А и понесла я, душа моя N.! Но выкинула. И как! Боже! Дурно мне стало на балу. Увел меня муж оттуда, на сей раз не от ревности. Пушкин думал, что умираю. Но прихожу в себя, слава Господу. Да не идет беда одна, как няня говаривает. Родители Александра нас замучили. Все прожили, долгов наделали. Пушкин решил взять в руки имение и отцу содержание назначить. И брат его Лев хорош! Нет этому конца. Сестры мои страдают от Маминькиных капризов. Следует мне ехать туда. А чем помочь?
Пушкин, Пушкин! Ревнует меня к Его Величеству, а сам влюблен в Ее Величество, хоть и старушка она. Сколько ей лет? 35 или 36? Надо тетушку попытать. Тетушка моя милая! Пушкин любит ее, пожалуй, не меньше, чем я. В халате ее принимает. Она, детки и Пушкин, когда не в тоске да находит время со мной беседовать, вот суть мои отрады душевные. И балы. Забываю нужду, печали.

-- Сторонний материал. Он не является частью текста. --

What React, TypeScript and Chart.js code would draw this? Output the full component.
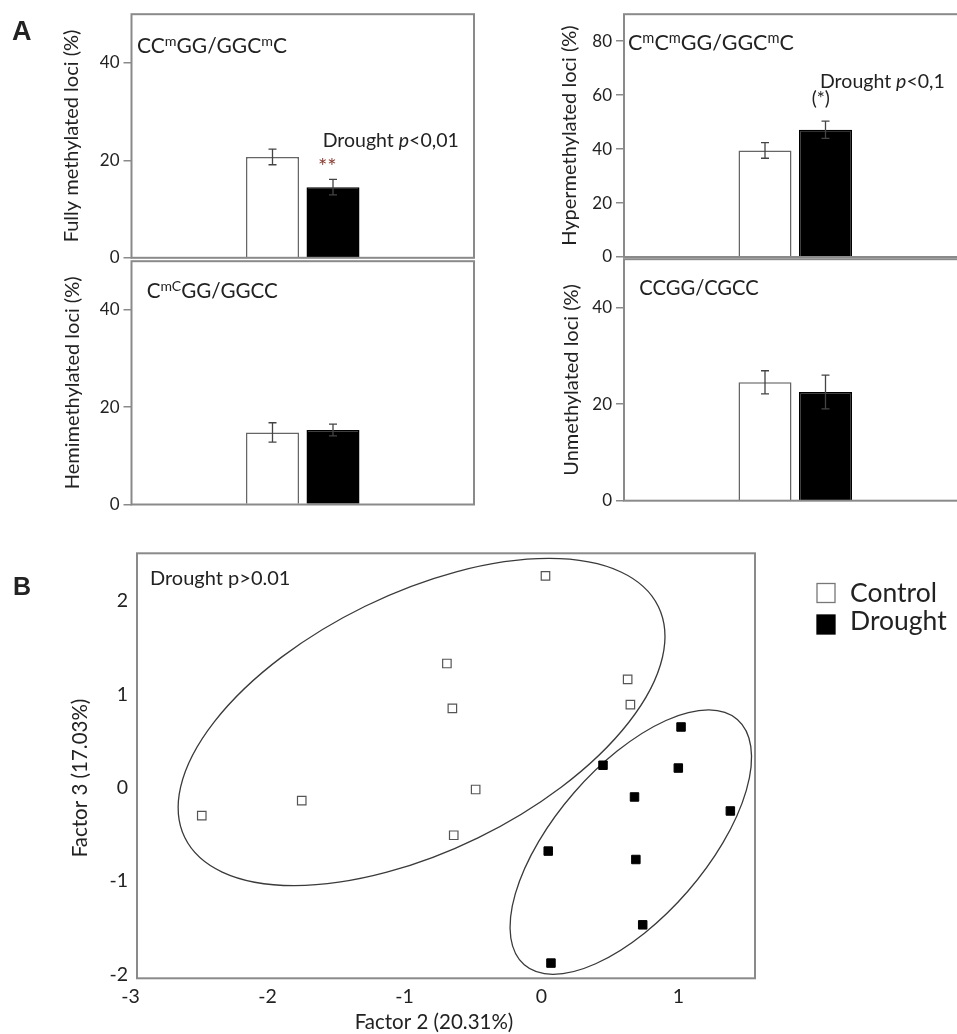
import React, { useEffect, useRef } from "react";
import { Chart, registerables } from "chart.js";

Chart.register(...registerables);

const FONT = "Lato, 'Noto Sans', 'DejaVu Sans', sans-serif";
const TEXT = "#222";
const FRAME = "#8a8a8a";

// ---------- Panel A data ----------
const treatments = ["Control", "Drought"];
const fullyMean = [20.7, 14.5];
const fullyErr = [1.6, 1.6];
const hyperMean = [39.5, 47.2];
const hyperErr = [2.9, 3.2];
const hemiMean = [14.8, 15.3];
const hemiErr = [2.0, 1.2];
const unmethMean = [24.5, 22.5];
const unmethErr = [2.4, 3.5];
const ticks0to40 = [0, 20, 40];
const ticks0to80 = [0, 20, 40, 60, 80];

// ---------- Panel B data ----------
const controlF2 = [-2.48, -1.75, -0.69, -0.65, -0.48, -0.64, 0.03, 0.63, 0.65];
const controlF3 = [-0.3, -0.14, 1.33, 0.85, -0.02, -0.51, 2.27, 1.16, 0.89];
const droughtF2 = [1.02, 0.45, 1.0, 0.68, 1.38, 0.05, 0.69, 0.74, 0.07];
const droughtF3 = [0.65, 0.24, 0.21, -0.1, -0.25, -0.68, -0.77, -1.47, -1.88];
const factor2Ticks = [-3, -2, -1, 0, 1];
const factor3Ticks = [-2, -1, 0, 1, 2];
const factor2Title = "Factor 2 (20.31%)";
const factor3Title = "Factor 3 (17.03%)";
// confidence ellipses: centre and two semi-axis vectors (data units)
const controlEllipse = { cx: -0.875, cy: 0.703, ux: 1.729, uy: 1.238, vx: -0.412, vy: 1.241 };
const droughtEllipse = { cx: 0.653, cy: -0.584, ux: 0.778, uy: 1.314, vx: -0.415, vy: 0.529 };

type Seg = { t: string; sup?: boolean; it?: boolean };
type Label = { segs: Seg[]; x: number; y: number; size: number; color?: string; bold?: boolean; family?: string };

function drawRich(ctx: CanvasRenderingContext2D, l: Label, ox: number, oy: number) {
  ctx.save();
  ctx.textBaseline = "alphabetic";
  ctx.textAlign = "left";
  ctx.fillStyle = l.color || TEXT;
  let cx = l.x - ox;
  for (const s of l.segs) {
    const fs = s.sup ? l.size * 0.68 : l.size;
    ctx.font = `${s.it ? "italic " : ""}${l.bold ? "bold " : ""}${fs}px ${l.family || FONT}`;
    const dy = s.sup ? -l.size * 0.34 : 0;
    ctx.fillText(s.t, cx, l.y - oy + dy);
    cx += ctx.measureText(s.t).width;
  }
  ctx.restore();
}

const framePlugin = {
  id: "frame",
  afterDraw(chart: any) {
    const { ctx, chartArea: a } = chart;
    ctx.save();
    ctx.strokeStyle = FRAME;
    ctx.lineWidth = 2;
    ctx.strokeRect(a.left, a.top, a.right - a.left, a.bottom - a.top);
    ctx.restore();
  },
};

interface Area { l: number; t: number; r: number; b: number }
interface BarPanelProps {
  left: number; top: number; width: number; height: number;
  area: Area; titleX: number; yTitle: string; yMax: number; yTicks: number[];
  means: number[]; errs: number[]; labels: Label[];
}

function BarPanel(p: BarPanelProps) {
  const ref = useRef<HTMLCanvasElement>(null);
  useEffect(() => {
    const titleSize = 20;
    const padL = p.titleX - p.left - (titleSize * 1.2) / 2;
    const errPlugin = {
      id: "err",
      afterDatasetsDraw(chart: any) {
        const { ctx } = chart;
        const ys = chart.scales.y;
        ctx.save();
        ctx.strokeStyle = "#444";
        ctx.lineWidth = 1.3;
        p.means.forEach((m, i) => {
          const bar = chart.getDatasetMeta(i).data[0];
          const x = bar.x;
          const y1 = ys.getPixelForValue(m + p.errs[i]);
          const y2 = ys.getPixelForValue(m - p.errs[i]);
          ctx.beginPath();
          ctx.moveTo(x, y1); ctx.lineTo(x, y2);
          ctx.moveTo(x - 4, y1); ctx.lineTo(x + 4, y1);
          ctx.moveTo(x - 4, y2); ctx.lineTo(x + 4, y2);
          ctx.stroke();
        });
        ctx.restore();
      },
    };
    const labelPlugin = {
      id: "labels",
      afterDraw(chart: any) {
        p.labels.forEach((l) => drawRich(chart.ctx, l, p.left, p.top));
      },
    };
    const chart = new Chart(ref.current!, {
      type: "bar",
      data: {
        labels: [""],
        datasets: treatments.map((name, i) => ({
          label: name,
          data: [p.means[i]],
          backgroundColor: i === 0 ? "#ffffff" : "#000000",
          borderColor: i === 0 ? "#666666" : "#000000",
          borderWidth: 1.5,
          categoryPercentage: 121 / 342.5,
          barPercentage: 53 / 60.5,
        })),
      },
      options: {
        responsive: false,
        maintainAspectRatio: false,
        animation: false,
        layout: {
          padding: {
            left: padL,
            top: p.area.t - p.top,
            right: p.left + p.width - p.area.r,
            bottom: p.top + p.height - p.area.b,
          },
        },
        plugins: { legend: { display: false }, tooltip: { enabled: false } },
        scales: {
          x: { display: false },
          y: {
            min: 0,
            max: p.yMax,
            afterBuildTicks: (s: any) => { s.ticks = p.yTicks.map((v) => ({ value: v })); },
            afterFit: (s: any) => { s.width = p.area.l - p.left - padL; },
            ticks: { autoSkip: false, padding: 4, color: TEXT, font: { size: 17, family: FONT } },
            grid: { drawOnChartArea: false, drawTicks: true, tickLength: 8, color: FRAME, lineWidth: 1.5 },
            border: { display: false },
            title: { display: true, text: p.yTitle, color: TEXT, padding: 0, font: { size: titleSize, family: FONT } },
          },
        },
      },
      plugins: [framePlugin, errPlugin, labelPlugin],
    } as any);
    return () => chart.destroy();
  }, []);
  return (
    <canvas
      ref={ref}
      width={p.width}
      height={p.height}
      style={{ position: "absolute", left: p.left, top: p.top, width: p.width, height: p.height }}
    />
  );
}

function ScatterPanel() {
  const ref = useRef<HTMLCanvasElement>(null);
  const left = 0, top = 530, width = 957, height = 504;
  useEffect(() => {
    const axisTitleSize = 20.5;
    const ellipsePlugin = {
      id: "ellipses",
      beforeDatasetsDraw(chart: any) {
        const { ctx } = chart;
        const xs = chart.scales.x, ys = chart.scales.y;
        ctx.save();
        ctx.strokeStyle = "#3a3a3a";
        ctx.lineWidth = 1.3;
        [controlEllipse, droughtEllipse].forEach((e) => {
          const px = xs.getPixelForValue(e.cx), py = ys.getPixelForValue(e.cy);
          const ux = xs.getPixelForValue(e.cx + e.ux) - px, uy = ys.getPixelForValue(e.cy + e.uy) - py;
          const vx = xs.getPixelForValue(e.cx + e.vx) - px, vy = ys.getPixelForValue(e.cy + e.vy) - py;
          ctx.save();
          ctx.beginPath();
          ctx.transform(ux, uy, vx, vy, px, py);
          ctx.arc(0, 0, 1, 0, Math.PI * 2);
          ctx.restore();
          ctx.stroke();
        });
        ctx.restore();
      },
    };
    const extrasPlugin = {
      id: "extras",
      afterDraw(chart: any) {
        const { ctx } = chart;
        drawRich(ctx, { segs: [{ t: "B" }], x: 13, y: 595, size: 25, bold: true, family: "'Liberation Sans', Arial, sans-serif" }, left, top);
        drawRich(ctx, { segs: [{ t: "Drought p>0.01" }], x: 150, y: 585, size: 20 }, left, top);
        // axis titles
        ctx.save();
        ctx.fillStyle = TEXT;
        ctx.font = `${axisTitleSize}px ${FONT}`;
        ctx.textAlign = "center";
        ctx.textBaseline = "middle";
        ctx.fillText(factor2Title, 434, 1022 - top);
        ctx.translate(80, 778 - top);
        ctx.rotate(-Math.PI / 2);
        ctx.fillText(factor3Title, 0, 0);
        ctx.restore();
        // legend
        chart.data.datasets.forEach((ds: any, i: number) => {
          const sy = 583.5 + i * 31.5 - top;
          ctx.save();
          ctx.fillStyle = ds.backgroundColor;
          ctx.strokeStyle = i === 0 ? "#777" : "#000";
          ctx.lineWidth = 1.3;
          ctx.fillRect(817, sy, 18, 19);
          ctx.strokeRect(817, sy, 18, 19);
          ctx.restore();
          drawRich(ctx, { segs: [{ t: ds.label }], x: 850, y: 601.7 + i * 28.5, size: 26.5 }, left, top);
        });
      },
    };
    const chart = new Chart(ref.current!, {
      type: "scatter",
      data: {
        datasets: [
          {
            label: "Control",
            data: controlF2.map((x, i) => ({ x, y: controlF3[i] })),
            pointStyle: "rect",
            pointRadius: 6,
            backgroundColor: "#ffffff",
            borderColor: "#555555",
            borderWidth: 1.2,
          },
          {
            label: "Drought",
            data: droughtF2.map((x, i) => ({ x, y: droughtF3[i] })),
            pointStyle: "rect",
            pointRadius: 6,
            backgroundColor: "#000000",
            borderColor: "#000000",
            borderWidth: 1,
          },
        ],
      },
      options: {
        responsive: false,
        maintainAspectRatio: false,
        animation: false,
        layout: { padding: { left: 0, top: 553.3 - top, right: width - 755, bottom: 0 } },
        plugins: { legend: { display: false }, tooltip: { enabled: false } },
        scales: {
          x: {
            type: "linear",
            min: -2.953,
            max: 1.56,
            bounds: "data",
            afterBuildTicks: (s: any) => { s.ticks = factor2Ticks.map((v) => ({ value: v })); },
            afterFit: (s: any) => { s.height = top + height - 978.3; },
            ticks: { autoSkip: false, padding: 7, color: TEXT, font: { size: 19.5, family: FONT }, callback: (v: any) => String(v) },
            grid: { display: false, drawTicks: false },
            border: { display: false },
          },
          y: {
            type: "linear",
            min: -2.043,
            max: 2.511,
            bounds: "data",
            afterBuildTicks: (s: any) => { s.ticks = factor3Ticks.map((v) => ({ value: v })); },
            afterFit: (s: any) => { s.width = 137; },
            ticks: { autoSkip: false, padding: 9, color: TEXT, font: { size: 19.5, family: FONT }, callback: (v: any) => String(v) },
            grid: { display: false, drawTicks: false },
            border: { display: false },
          },
        },
      },
      plugins: [framePlugin, ellipsePlugin, extrasPlugin],
    } as any);
    return () => chart.destroy();
  }, []);
  return (
    <canvas
      ref={ref}
      width={width}
      height={height}
      style={{ position: "absolute", left, top, width, height }}
    />
  );
}

const tlLabels: Label[] = [
  { segs: [{ t: "A" }], x: 12, y: 40, size: 27, bold: true, family: "'Liberation Sans', Arial, sans-serif" },
  { segs: [{ t: "CC" }, { t: "m", sup: true }, { t: "GG/GGC" }, { t: "m", sup: true }, { t: "C" }], x: 137, y: 52.7, size: 21 },
  { segs: [{ t: "Drought " }, { t: "p", it: true }, { t: "<0,01" }], x: 322.7, y: 147.3, size: 19.5 },
  { segs: [{ t: "**" }], x: 318, y: 174, size: 22, color: "#8b3f33" },
];
const trLabels: Label[] = [
  { segs: [{ t: "C" }, { t: "m", sup: true }, { t: "C" }, { t: "m", sup: true }, { t: "GG/GGC" }, { t: "m", sup: true }, { t: "C" }], x: 628, y: 50, size: 21.5 },
  { segs: [{ t: "Drought " }, { t: "p", it: true }, { t: "<0,1" }], x: 820, y: 88.3, size: 19.5 },
  { segs: [{ t: "(*)" }], x: 811.7, y: 105, size: 19 },
];
const blLabels: Label[] = [
  { segs: [{ t: "C" }, { t: "mC", sup: true }, { t: "GG/GGCC" }], x: 146.7, y: 298.3, size: 20.6 },
];
const brLabels: Label[] = [
  { segs: [{ t: "CCGG/CGCC" }], x: 639.3, y: 295, size: 20.2 },
];

export default function App() {
  return (
    <div style={{ position: "absolute", left: 0, top: 0, width: 957, height: 1034, overflow: "hidden", background: "#fff" }}>
      <BarPanel left={0} top={0} width={480} height={272} area={{ l: 131.5, t: 12, r: 474, b: 259 }}
        titleX={72} yTitle="Fully methylated loci (%)" yMax={50} yTicks={ticks0to40}
        means={fullyMean} errs={fullyErr} labels={tlLabels} />
      <BarPanel left={0} top={247} width={480} height={272} area={{ l: 131.5, t: 259, r: 474, b: 504.5 }}
        titleX={73} yTitle="Hemimethylated loci (%)" yMax={50} yTicks={ticks0to40}
        means={hemiMean} errs={hemiErr} labels={blLabels} />
      <BarPanel left={480} top={0} width={500} height={272} area={{ l: 624, t: 12, r: 966.5, b: 257 }}
        titleX={570} yTitle="Hypermethylated loci (%)" yMax={90} yTicks={ticks0to80}
        means={hyperMean} errs={hyperErr} labels={trLabels} />
      <BarPanel left={480} top={245} width={500} height={272} area={{ l: 624, t: 257, r: 966.5, b: 500.7 }}
        titleX={572} yTitle="Unmethylated loci (%)" yMax={50} yTicks={ticks0to40}
        means={unmethMean} errs={unmethErr} labels={brLabels} />
      <ScatterPanel />
    </div>
  );
}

Без писем моих Вам, любезный друг мой, не знала бы я, с кем и поговорить по душам. С тетушкой беседуем мы о делах семейных, о деньгах, о нарядах да о знакомых. С Вами более говорю о том, что на душе моей.
…июня 1834 года
…как давно я собиралась навестить родных, да недоставало денег на далекое путешествие с детьми и слугами, но нашлись наконец. Как оправилась, так сразу и поехала. Повидалась с сестрами и с братом Дмитрием. Они приехали из Полотняного в Москву, дабы встретить нас. Пасхальные праздники провели все вместе! Только Папенька душу мне огорчает болезнью своей давней. Маминька в Москву не приехала, ибо она в размолвке с сестрами. Александр позволил мне с детьми навестить ее в Яропольце, хоть и потребовались дополнительные расходы, хоть и опасались мы привычных семейственных сцен, а рада я, что повидалась с нею после трехлетней разлуки. Слава Господу, вовсе не ссорились, а, напротив, мило ворковали с пару недель.
Все бы чудно! А уж не так, милая N., как в детстве. Тогда Маминька мне и вовсе Богиней представлялась, хотя и строгой, о непослушании мы не помышляли, молились, учились. Что знала я о жизни?
Ныне сама я – мать и жена – словно иными глазами все увидала. И разумею: строгости Маминькины от ее тоски, от одиночества, от неудачи всей женской жизни, оттого и Папеньку бедного удалила от всех по стыдной его болезни. Все недовольство на нас направила. Мыслит себя обделенной, находя утешение в религии столь яростно. Без растворения в Боге, а в служении ему постоянном.